No, I don't mean that what I mentioned above is what love is AT ALL.

What I meant, is that some people take love
and mess it up
by worrying about being alone ect.

I have been in love, I know it. It's one thing I am sure of GOD, although I see what you're saying.

I meant to say that many people could not accept Polyamory because they are too hung up in a "relationship" setting with being exclusive

I think that with acceptance, polyamory becomes more possible.
I think that I could do that one day.

But I know that love is such a powerful thing, I have never had the urge to be with someone else besides who I was with in a relationship.

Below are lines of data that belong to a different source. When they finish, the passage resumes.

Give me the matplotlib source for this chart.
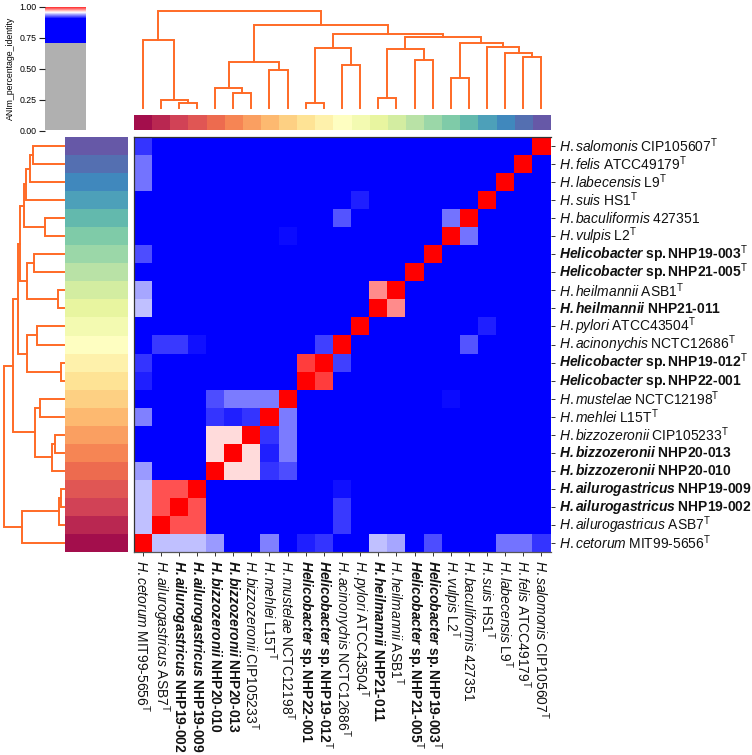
import numpy as np
import matplotlib
matplotlib.use("Agg")
import matplotlib.pyplot as plt
from matplotlib.colors import LinearSegmentedColormap

W, H = 752, 755
plt.rcParams['font.family'] = ['Liberation Sans', 'DejaVu Sans']
plt.rcParams['mathtext.fontset'] = 'custom'
plt.rcParams['mathtext.rm'] = 'Liberation Sans'
plt.rcParams['mathtext.it'] = 'Liberation Sans:italic'
plt.rcParams['mathtext.bf'] = 'Liberation Sans:bold'
plt.rcParams['mathtext.bfit'] = 'Liberation Sans:italic:bold'

# species in column order: (genus/species, strain, ours (bold), type strain)
species = [
    ("H. cetorum", "MIT99-5656", False, True),
    ("H. ailurogastricus", "ASB7", False, True),
    ("H. ailurogastricus", "NHP19-002", True, False),
    ("H. ailurogastricus", "NHP19-009", True, False),
    ("H. bizzozeronii", "NHP20-010", True, False),
    ("H. bizzozeronii", "NHP20-013", True, False),
    ("H. bizzozeronii", "CIP105233", False, True),
    ("H. mehlei", "L15T", False, True),
    ("H. mustelae", "NCTC12198", False, True),
    ("Helicobacter", "sp. NHP22-001", True, False),
    ("Helicobacter", "sp. NHP19-012", True, True),
    ("H. acinonychis", "NCTC12686", False, True),
    ("H. pylori", "ATCC43504", False, True),
    ("H. heilmannii", "NHP21-011", True, False),
    ("H. heilmannii", "ASB1", False, True),
    ("Helicobacter", "sp. NHP21-005", True, True),
    ("Helicobacter", "sp. NHP19-003", True, True),
    ("H. vulpis", "L2", False, True),
    ("H. baculiformis", "427351", False, False),
    ("H. suis", "HS1", False, True),
    ("H. labecensis", "L9", False, True),
    ("H. felis", "ATCC49179", False, True),
    ("H. salomonis", "CIP105607", False, True),
]
background_identity = 0.80
pairs = [
    (0, 22, .910), (0, 21, .9225), (0, 20, .9225), (0, 16, .915), (0, 14, .9325),
    (0, 13, .9375), (0, 10, .910), (0, 9, .906), (0, 7, .925), (0, 4, .930),
    (0, 1, .9375), (0, 2, .9375), (0, 3, .9375),
    (12, 19, .906), (11, 18, .9165), (8, 17, .902), (17, 18, .9225), (13, 14, .9725),
    (1, 11, .911), (2, 11, .911), (3, 11, .903), (10, 11, .9125), (9, 10, .988),
    (4, 8, .915), (5, 8, .924), (6, 8, .924), (7, 8, .924),
    (4, 7, .910), (5, 7, .906), (6, 7, .910),
    (4, 5, .957), (4, 6, .957), (5, 6, .957),
    (1, 2, .984), (1, 3, .984), (2, 3, .984),
]
# dendrogram: (left, right, height); leaves are column indices
cA = (0, (1, (2, 3, .055), .083), .703)
cB = ((4, (5, 6, .155), .204), (7, 8, .396), .479)
cC = ((9, 10, .055), (11, 12, .445), .617)
cD = ((13, 14, .100), (15, 16, .496), .610)
cE = ((17, 18, .313), (19, (20, (21, 22, .524), .566), .628), .665)
tree = (cA, (cB, (cC, (cD, cE, .727), .762), .851), 1.0)

n = len(species)
ident = np.full((n, n), background_identity)
np.fill_diagonal(ident, 1.0)
for a, b, v in pairs:
    ident[a, b] = ident[b, a] = v

cmap = LinearSegmentedColormap.from_list("anim", [
    (0.0, "#b0b0b0"), (0.7, "#b0b0b0"), (0.7, "#0000ff"), (0.9, "#0000ff"),
    (0.95, "#ffffff"), (1.0, "#ff0000")], N=4096)
spectral = plt.get_cmap("Spectral")


def add_ax(fig, x0, y0, x1, y1):
    return fig.add_axes([x0 / W, 1 - y1 / H, (x1 - x0) / W, (y1 - y0) / H])


def label(sp):
    name, strain, bold, typ = sp
    # mathtext already kerns after a full stop, so the space there is dropped
    t = lambda s: s.replace(". ", ".").replace(" ", r"\;").replace("-", "\u2010")
    if bold:
        s = r"\mathbfit{%s}\;\mathbf{%s}" % (t(name), t(strain))
    else:
        s = r"\mathit{%s}\;\mathrm{%s}" % (t(name), t(strain))
    if typ:
        s += r"^{\mathrm{T}}"
    return "$" + s + "$"


def walk(node, segs):
    if not isinstance(node, tuple):
        return node + 0.5, 0.0
    xl, hl = walk(node[0], segs)
    xr, hr = walk(node[1], segs)
    h = node[2]
    segs.append(([xl, xl, xr, xr], [hl, h, h, hr]))
    return (xl + xr) / 2, h


fig = plt.figure(figsize=(W / 100, H / 100), dpi=100)
X0, X1, Y0, Y1 = 133.5, 550.5, 137, 552
DCOL = "#ff6a26"
segs = []
walk(tree, segs)

# heatmap
ax = add_ax(fig, X0, Y0, X1, Y1)
ax.pcolormesh(np.arange(n + 1), np.arange(n + 1), ident, cmap=cmap, vmin=0, vmax=1)
ax.set_xlim(0, n)
ax.set_ylim(0, n)
for s in ax.spines.values():
    s.set_linewidth(0.9)
    s.set_color("#333333")
ax.spines['right'].set_visible(False)
ax.spines['bottom'].set_color("#555555")
ax.yaxis.tick_right()
ax.set_xticks(np.arange(n) + .5)
ax.set_yticks(np.arange(n) + .5)
labs = [label(s) for s in species]
ax.set_xticklabels(labs, rotation=-90, fontsize=10, va='top', ha='center')
ax.set_yticklabels(labs, fontsize=10, va='center', ha='left')
ax.tick_params(axis='both', length=3, width=0.7, color="#333333", pad=3, labelcolor="#111111")

# top dendrogram
axt = add_ax(fig, X0, 11, X1, 108)
for xs, ys in segs:
    axt.plot(xs, ys, color=DCOL, lw=1.4, solid_joinstyle='miter', clip_on=False)
axt.set_xlim(0, n)
axt.set_ylim(0, 1)
axt.axis('off')

# left dendrogram
axl = add_ax(fig, 4, Y0, 64, Y1)
for xs, ys in segs:
    axl.plot(ys, xs, color=DCOL, lw=1.4, solid_joinstyle='miter', clip_on=False)
axl.set_ylim(0, n)
axl.set_xlim(1, 0)
axl.axis('off')

# colour ribbons
col_pos = (np.arange(n) / (n - 1))[None, :]
axr = add_ax(fig, X0, 115, X1, 130.5)
axr.imshow(col_pos, aspect='auto', cmap=spectral, vmin=0, vmax=1, interpolation='nearest', alpha=.95)
axr.axis('off')
axr2 = add_ax(fig, 64.5, Y0, 127, Y1)
axr2.imshow(col_pos.T, aspect='auto', cmap=spectral, vmin=0, vmax=1, origin='lower', interpolation='nearest', alpha=.95)
axr2.axis('off')

# colour bar
axc = add_ax(fig, 44.5, 7, 85, 130.5)
axc.imshow(np.linspace(0, 1, 1024)[:, None], aspect='auto', cmap=cmap, vmin=0, vmax=1,
           origin='lower', extent=(0, 1, 0, 1), interpolation='nearest')
axc.set_xticks([])
axc.set_yticks([0, .25, .5, .75, 1])
axc.set_yticklabels(["0.00", "0.25", "0.50", "0.75", "1.00"], fontsize=6.3)
axc.tick_params(axis='y', length=4, width=0.8, pad=2, color="#222222")
axc.set_ylabel("ANIm_percentage_identity", fontsize=6.3, labelpad=3)
for s in axc.spines.values():
    s.set_visible(False)

fig.savefig("out.png", dpi=100, facecolor="white")
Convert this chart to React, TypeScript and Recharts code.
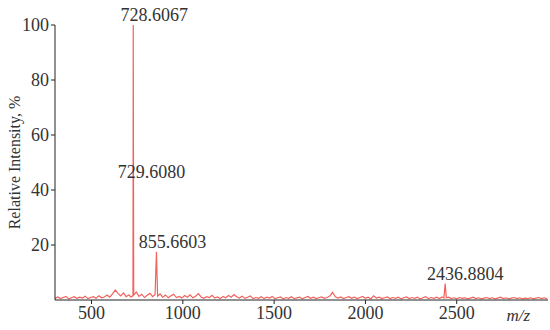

I can't dexcribe to you what love is GOD, but you are right it is for sure NOT based off fear, not at all. That is an oppositte of what love is, totally.
I cannot, however: describe to you waht it is to love
and to be in love

feelings and words are not the same language.
But trust.

I know I took this too personally, but I felt I had to clarify.
 
Nina_is_alive a dit:
I've always thought that really the main issue with people's jealousy is their insecurity and if you can get past that, and know that they are with YOU for a reason. The thing is to live in the moment. People destroy things with jealousy when they hold on to them too tightly, afraid that they will slip past.
+1

Nina_is_alive a dit:
But I think to be with one person your entire life is a strange concept [marrige] because
there are sooo many beautiful people in the world
It is possible to be with one person your entire life if there is full freedom (not necessarily sexually) and love in the relation. Just cause there are so many beautiful people does not mean you have to share your sexual energy with all. :)
 
I`m still waiting for someone to provide some facts . Where did it happen ? When ? How often ? And dont come with bullshit about harems , some moslems or mormons . They didnt find eachother and all fall in love with eachother . It was part of their religeon or the controle by a man or family .
 
toogoodforyou a dit:
if there is full freedom (not necessarily sexually) and love in the relation. Just cause there are so many beautiful people does not mean you have to share your sexual energy with all. :)

Oh yes.

I don't mean sexual energy in particular
Love energy more than anything

But even sexual energy in a very casual context with others who you care about
[cuddling, hugging, maybe dry kissing]
shouldn't be much of an issue in particular either -though
 
GOD a dit:
I`m still waiting for someone to provide some facts . Where did it happen ? When ? How often ? And dont come with bullshit about harems , some moslems or mormons . They didnt find eachother and all fall in love with eachother . It was part of their religeon or the controle by a man or family .

GOD what are you talking about?
This isn't paligamy we are talking about and mormans don't even enter the context.

and FACTS?!
there are no facts in love
and there are no "rules" to open relationships in general

just liek any relationship
subltelys vary from person to person

Love is what you make it
and can be gone about- as you and the others concrened: wish

I think Facts are irrelivent [excuse my spelling] and calling for them makes little sense...
 
You didnt understand what i was asking . Give me facts about polyamerous relationships .

I said that those relatioonships arent polyamerous and asked that no one claim that they are .

The rules of polyamory are that the partners love eachother . From and for themselves out of themselves .
 
*rules*

there are no rules God. who told you there were rules?
 
If there are any rules, they pertain to honesty, not love itself.